To this end, the Futures Project conducted focus groups with students of color, first-generation college students and low-income students to hear them relate, in their own voices, how well- or ill-served they are by such factors as campus climate, finances, academic advising and outreach programs. The conversations, published in a report entitled In Their Own Voices: Conversations with College Students from Underrepresented Populations, brought the discussion about higher education access and attainment from the theory-based level where it is usually carried on, back down to earth-focused solely on what students had to say. One cannot hear these students' stories and still believe that we are doing all we can to ensure that all students have a real opportunity to complete college.

Take Krystle, a soft-spoken single mother of two and the first of nine children to attend college. Krystle dropped out of high school and years later earned her GED. Decades later, Krystle summoned the courage to enroll in her local community college, hoping to make her sons proud. Krystle is employed full-time and has simultaneously been working to achieve her degree on a part-time basis for the last seven years. Krystle's oldest son was recently killed. As a result, her younger son suffers from clinical depression so severe that he requires around-the-clock care. Balancing work, school, her son and her grief is not easy. During a recent followup call, Krystle explained that she had to drop out of school this past fall. She could no longer balance it all on her own. Krystle's encounters with her college made it almost impossible for her to complete her degree.

"My son was killed and I was having problems dealing with it all. I couldn't focus on my course but I did not want to drop it because I had put so much work into it. I went to talk with my professor. He told me to drop it. He never told me I could take an 'incomplete.' I had to pay for and take the whole course over again."

-Krystle, first-generation student, single mother

Other students might not face problems as difficult as Krystle's, but the institutional barriers they face impede their progress just the same. Consider a few of their experiences:

"I have been attending [local community college] for seven years. Every semester, they lose my GED certificate and every semester, I have to bring it to them again. I must use my lunch hour to take care of it. Most times, I end up waiting more than an hour."

-Ana, first-generation student, single mother

"The financial aid office and the whole process is so difficult. I always have to pay first and wait for my aid to arrive. It is hard because most of the time I don't have the money up front."

-Sandra, first-generation student, single mother

It's not just students at two-year institutions that face barriers along the road to completion. Students from four-year public and private institutions do as well. Consider:

"I had an advisor my freshman year ... but this man would not talk to me.
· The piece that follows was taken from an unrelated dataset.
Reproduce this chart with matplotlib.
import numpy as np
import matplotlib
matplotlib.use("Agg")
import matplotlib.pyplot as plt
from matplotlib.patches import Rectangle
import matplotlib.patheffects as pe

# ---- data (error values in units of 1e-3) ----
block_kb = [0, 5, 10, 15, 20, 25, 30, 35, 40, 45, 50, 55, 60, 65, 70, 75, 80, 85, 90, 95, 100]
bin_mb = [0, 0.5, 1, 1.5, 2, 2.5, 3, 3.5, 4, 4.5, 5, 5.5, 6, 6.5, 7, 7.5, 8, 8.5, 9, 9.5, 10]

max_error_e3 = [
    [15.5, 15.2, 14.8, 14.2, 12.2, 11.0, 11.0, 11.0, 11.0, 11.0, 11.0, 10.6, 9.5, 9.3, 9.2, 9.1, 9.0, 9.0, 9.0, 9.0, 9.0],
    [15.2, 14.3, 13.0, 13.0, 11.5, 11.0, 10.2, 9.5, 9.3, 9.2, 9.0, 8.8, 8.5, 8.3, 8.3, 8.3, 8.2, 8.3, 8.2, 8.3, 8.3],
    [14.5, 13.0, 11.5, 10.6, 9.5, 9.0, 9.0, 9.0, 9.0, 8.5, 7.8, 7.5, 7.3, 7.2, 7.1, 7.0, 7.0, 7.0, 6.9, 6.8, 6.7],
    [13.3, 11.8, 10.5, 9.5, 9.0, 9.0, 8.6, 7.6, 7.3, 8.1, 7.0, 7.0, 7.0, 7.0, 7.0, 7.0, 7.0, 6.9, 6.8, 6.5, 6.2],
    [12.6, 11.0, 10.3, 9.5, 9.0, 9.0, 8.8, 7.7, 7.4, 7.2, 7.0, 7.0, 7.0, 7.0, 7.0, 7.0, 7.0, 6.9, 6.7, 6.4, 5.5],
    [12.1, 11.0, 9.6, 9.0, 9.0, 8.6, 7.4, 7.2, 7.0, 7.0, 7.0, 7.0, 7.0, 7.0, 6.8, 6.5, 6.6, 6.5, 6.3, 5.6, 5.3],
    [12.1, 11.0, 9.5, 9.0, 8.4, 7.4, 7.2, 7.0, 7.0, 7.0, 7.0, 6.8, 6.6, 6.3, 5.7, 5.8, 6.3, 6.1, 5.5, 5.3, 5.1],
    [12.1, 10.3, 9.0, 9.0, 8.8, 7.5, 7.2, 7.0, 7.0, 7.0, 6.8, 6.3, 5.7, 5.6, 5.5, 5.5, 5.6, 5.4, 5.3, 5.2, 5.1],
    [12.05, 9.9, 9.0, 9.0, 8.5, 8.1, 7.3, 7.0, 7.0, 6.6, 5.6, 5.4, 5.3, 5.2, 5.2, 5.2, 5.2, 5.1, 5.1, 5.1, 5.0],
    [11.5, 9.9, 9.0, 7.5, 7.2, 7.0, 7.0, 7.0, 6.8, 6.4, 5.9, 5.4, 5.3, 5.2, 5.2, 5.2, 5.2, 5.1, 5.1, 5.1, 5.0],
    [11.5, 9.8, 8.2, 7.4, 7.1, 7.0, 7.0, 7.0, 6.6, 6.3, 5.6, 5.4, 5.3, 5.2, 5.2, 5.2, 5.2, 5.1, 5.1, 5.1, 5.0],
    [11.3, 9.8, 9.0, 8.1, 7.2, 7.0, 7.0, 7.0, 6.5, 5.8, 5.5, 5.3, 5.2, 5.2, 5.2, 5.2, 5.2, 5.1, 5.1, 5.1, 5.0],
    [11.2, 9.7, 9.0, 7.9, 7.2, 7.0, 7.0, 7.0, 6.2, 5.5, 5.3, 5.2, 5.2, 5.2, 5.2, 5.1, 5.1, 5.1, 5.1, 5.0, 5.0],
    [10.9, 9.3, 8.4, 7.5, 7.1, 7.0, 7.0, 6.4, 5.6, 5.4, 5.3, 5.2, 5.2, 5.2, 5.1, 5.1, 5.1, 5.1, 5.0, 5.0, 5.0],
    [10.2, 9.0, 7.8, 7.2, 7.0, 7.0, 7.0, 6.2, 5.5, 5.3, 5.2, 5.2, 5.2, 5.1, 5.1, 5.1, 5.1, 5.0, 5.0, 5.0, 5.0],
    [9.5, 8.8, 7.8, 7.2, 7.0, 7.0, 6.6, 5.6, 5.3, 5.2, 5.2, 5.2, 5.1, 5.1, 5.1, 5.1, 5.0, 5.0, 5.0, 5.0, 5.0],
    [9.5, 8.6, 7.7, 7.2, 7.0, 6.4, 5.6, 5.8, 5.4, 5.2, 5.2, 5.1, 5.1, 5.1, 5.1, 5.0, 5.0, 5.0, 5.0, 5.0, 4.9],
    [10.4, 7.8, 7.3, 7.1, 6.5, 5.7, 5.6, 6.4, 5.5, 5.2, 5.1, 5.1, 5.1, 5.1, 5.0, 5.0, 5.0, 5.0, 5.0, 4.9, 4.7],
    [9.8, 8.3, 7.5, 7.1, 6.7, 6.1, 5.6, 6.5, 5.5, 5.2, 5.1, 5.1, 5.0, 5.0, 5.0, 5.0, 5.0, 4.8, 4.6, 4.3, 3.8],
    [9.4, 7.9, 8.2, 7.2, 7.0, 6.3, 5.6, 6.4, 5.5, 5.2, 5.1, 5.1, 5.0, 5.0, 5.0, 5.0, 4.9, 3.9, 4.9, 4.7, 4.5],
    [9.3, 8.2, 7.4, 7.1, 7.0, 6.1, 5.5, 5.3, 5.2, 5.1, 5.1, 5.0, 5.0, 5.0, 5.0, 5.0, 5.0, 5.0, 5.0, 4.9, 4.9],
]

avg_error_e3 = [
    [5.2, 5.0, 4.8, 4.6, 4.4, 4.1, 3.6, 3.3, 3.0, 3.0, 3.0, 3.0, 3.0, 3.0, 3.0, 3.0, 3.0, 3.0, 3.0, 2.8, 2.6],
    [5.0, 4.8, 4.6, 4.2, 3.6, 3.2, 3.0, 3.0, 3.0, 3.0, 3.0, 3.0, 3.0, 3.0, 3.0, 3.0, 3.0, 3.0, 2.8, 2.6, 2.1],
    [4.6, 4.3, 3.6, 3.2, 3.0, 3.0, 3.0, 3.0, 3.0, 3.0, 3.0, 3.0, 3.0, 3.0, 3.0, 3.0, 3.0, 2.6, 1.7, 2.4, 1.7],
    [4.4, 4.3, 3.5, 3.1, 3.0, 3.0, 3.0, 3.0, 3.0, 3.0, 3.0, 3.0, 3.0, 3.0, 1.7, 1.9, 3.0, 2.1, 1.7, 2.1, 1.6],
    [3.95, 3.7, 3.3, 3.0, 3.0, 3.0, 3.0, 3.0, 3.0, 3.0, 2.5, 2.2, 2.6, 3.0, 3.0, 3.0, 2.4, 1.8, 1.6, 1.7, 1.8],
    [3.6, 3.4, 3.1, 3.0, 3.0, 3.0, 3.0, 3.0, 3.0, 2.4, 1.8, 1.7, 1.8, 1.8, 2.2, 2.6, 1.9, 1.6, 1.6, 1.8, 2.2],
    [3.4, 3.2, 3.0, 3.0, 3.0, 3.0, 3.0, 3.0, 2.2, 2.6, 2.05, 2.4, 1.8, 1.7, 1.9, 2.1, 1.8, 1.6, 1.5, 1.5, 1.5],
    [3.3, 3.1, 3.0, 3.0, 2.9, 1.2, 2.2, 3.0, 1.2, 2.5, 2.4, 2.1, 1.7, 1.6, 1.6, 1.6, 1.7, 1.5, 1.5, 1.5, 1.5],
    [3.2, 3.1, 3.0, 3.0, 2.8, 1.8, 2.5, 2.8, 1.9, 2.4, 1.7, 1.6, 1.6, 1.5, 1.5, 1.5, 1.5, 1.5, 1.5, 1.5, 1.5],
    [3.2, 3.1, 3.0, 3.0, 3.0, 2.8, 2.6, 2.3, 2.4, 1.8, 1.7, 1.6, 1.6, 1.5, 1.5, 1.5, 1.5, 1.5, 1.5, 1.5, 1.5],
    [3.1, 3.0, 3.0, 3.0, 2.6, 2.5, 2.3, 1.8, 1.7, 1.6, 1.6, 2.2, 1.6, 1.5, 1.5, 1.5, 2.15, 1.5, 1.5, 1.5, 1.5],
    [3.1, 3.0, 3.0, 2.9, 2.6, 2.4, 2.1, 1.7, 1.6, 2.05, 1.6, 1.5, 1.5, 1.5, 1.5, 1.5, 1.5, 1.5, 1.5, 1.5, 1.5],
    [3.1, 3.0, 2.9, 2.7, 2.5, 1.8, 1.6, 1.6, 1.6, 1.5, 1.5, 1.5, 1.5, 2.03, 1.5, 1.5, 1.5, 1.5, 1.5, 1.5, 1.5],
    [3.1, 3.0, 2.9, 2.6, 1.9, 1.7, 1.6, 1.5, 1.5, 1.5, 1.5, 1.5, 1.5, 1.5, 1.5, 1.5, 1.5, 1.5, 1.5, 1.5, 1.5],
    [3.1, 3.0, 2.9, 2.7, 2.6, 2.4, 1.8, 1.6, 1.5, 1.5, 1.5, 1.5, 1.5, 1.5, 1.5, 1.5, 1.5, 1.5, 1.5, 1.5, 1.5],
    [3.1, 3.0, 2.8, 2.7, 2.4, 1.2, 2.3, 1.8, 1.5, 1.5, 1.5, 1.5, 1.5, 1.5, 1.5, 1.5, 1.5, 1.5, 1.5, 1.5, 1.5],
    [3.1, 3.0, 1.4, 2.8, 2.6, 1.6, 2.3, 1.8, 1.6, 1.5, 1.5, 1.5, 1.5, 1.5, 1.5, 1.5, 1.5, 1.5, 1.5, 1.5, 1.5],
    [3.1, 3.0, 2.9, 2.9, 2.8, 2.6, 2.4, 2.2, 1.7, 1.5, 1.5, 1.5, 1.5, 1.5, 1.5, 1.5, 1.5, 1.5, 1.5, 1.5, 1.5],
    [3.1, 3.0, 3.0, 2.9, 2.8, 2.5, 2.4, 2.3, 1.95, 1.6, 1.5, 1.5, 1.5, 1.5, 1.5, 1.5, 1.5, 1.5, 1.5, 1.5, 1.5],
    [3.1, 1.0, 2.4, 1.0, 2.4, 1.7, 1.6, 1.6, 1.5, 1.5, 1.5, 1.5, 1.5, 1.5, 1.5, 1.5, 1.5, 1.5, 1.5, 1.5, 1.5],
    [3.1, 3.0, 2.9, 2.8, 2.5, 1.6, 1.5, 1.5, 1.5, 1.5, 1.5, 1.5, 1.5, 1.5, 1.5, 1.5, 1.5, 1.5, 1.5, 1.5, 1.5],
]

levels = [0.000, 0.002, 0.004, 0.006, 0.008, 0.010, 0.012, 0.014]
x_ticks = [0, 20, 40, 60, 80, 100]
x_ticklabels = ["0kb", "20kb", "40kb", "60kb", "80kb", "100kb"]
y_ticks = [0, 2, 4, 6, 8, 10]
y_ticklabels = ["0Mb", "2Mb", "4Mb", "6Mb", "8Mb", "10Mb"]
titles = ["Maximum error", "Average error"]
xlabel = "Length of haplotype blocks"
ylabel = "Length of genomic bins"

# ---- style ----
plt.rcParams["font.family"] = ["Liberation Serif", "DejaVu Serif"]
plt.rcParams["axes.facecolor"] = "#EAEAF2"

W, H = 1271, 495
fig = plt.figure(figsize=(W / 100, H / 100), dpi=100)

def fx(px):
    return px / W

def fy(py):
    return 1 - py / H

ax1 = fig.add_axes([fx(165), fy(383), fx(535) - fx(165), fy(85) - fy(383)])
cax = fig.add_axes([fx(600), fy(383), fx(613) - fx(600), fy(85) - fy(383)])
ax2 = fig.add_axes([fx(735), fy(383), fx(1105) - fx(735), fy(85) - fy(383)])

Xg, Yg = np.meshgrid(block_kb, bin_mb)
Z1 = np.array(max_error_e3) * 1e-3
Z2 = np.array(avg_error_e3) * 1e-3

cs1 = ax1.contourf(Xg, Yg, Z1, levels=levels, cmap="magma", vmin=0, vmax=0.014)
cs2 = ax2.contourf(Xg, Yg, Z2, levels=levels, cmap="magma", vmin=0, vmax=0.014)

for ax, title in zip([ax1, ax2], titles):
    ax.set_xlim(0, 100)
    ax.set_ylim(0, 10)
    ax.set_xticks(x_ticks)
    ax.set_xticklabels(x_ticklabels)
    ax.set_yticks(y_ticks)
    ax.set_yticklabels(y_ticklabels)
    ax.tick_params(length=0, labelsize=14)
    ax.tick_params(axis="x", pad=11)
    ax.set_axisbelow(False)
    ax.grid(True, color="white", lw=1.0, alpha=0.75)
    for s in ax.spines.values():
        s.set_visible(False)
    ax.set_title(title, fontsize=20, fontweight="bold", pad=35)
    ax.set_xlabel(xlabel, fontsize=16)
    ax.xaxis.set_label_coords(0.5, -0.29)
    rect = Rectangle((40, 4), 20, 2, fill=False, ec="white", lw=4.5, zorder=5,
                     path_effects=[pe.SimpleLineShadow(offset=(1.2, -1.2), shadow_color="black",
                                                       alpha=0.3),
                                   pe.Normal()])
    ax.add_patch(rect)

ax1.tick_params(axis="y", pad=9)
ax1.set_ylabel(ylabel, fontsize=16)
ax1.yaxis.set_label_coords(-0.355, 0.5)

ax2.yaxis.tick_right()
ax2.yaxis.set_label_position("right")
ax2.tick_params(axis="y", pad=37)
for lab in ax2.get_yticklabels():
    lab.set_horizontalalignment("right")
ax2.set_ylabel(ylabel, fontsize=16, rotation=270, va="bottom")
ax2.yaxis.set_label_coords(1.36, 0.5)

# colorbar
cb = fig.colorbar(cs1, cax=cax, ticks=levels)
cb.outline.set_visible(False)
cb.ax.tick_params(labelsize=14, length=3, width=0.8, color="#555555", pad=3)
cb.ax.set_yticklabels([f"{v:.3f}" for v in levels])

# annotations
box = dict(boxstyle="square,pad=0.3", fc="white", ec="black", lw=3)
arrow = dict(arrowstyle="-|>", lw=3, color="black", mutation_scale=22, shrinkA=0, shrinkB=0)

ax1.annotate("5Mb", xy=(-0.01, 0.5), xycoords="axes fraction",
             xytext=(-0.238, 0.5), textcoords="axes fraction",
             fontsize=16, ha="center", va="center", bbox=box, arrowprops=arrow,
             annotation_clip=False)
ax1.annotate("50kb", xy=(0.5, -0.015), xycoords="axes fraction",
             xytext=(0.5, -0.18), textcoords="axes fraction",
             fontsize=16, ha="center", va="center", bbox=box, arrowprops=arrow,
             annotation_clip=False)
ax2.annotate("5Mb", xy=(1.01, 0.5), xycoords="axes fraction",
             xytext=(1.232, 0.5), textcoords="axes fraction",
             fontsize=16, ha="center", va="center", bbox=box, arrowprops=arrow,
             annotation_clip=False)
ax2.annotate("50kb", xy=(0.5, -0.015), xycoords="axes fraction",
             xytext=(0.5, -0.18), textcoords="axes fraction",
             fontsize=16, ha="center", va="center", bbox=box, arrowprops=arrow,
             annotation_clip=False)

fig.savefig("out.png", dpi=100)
He basically fulfilled the responsibility of signing my paper when I wanted to change my classes and handed it back to me without saying anything to me. ... I am on my fourth major now and it is kind of frustrating to look for an advisor wherever you go."
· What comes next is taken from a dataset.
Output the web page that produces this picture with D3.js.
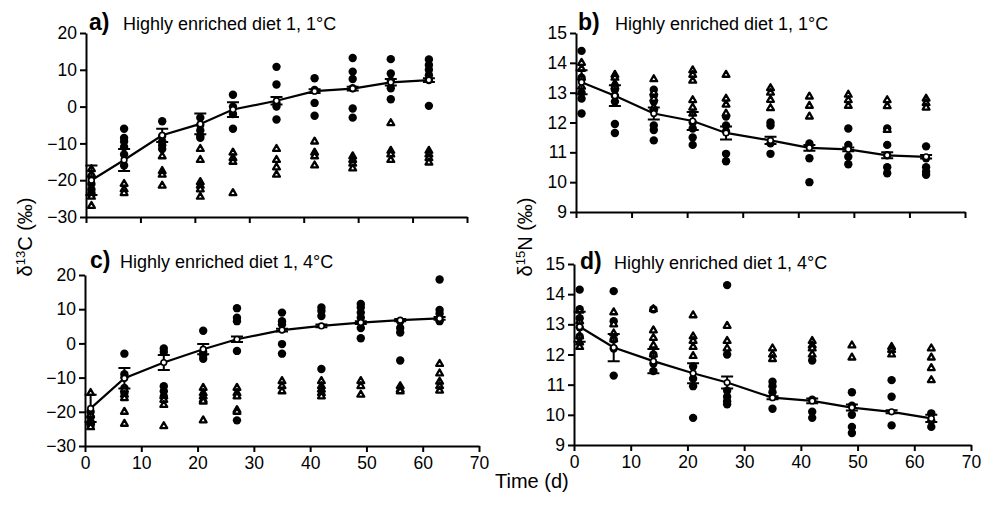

-James, first-generation student

"If you are not of a certain ethnicity or have a certain tone, if you come with the braids, the baggy jeans, you get shoved aside. You don't get much attention, you are not called on as frequently to participate in class discussions."

-Miguel, second-generation student

"Being a woman of color ... I am constantly seen as an example of a Latina succeeding or an example of a Latina not succeeding. I have definitely had moments in class where ... I want to be making a point or an opinion as another student in the class, but people will be assigning different meanings that I don't want them to at the time because you are seeing me as something else first."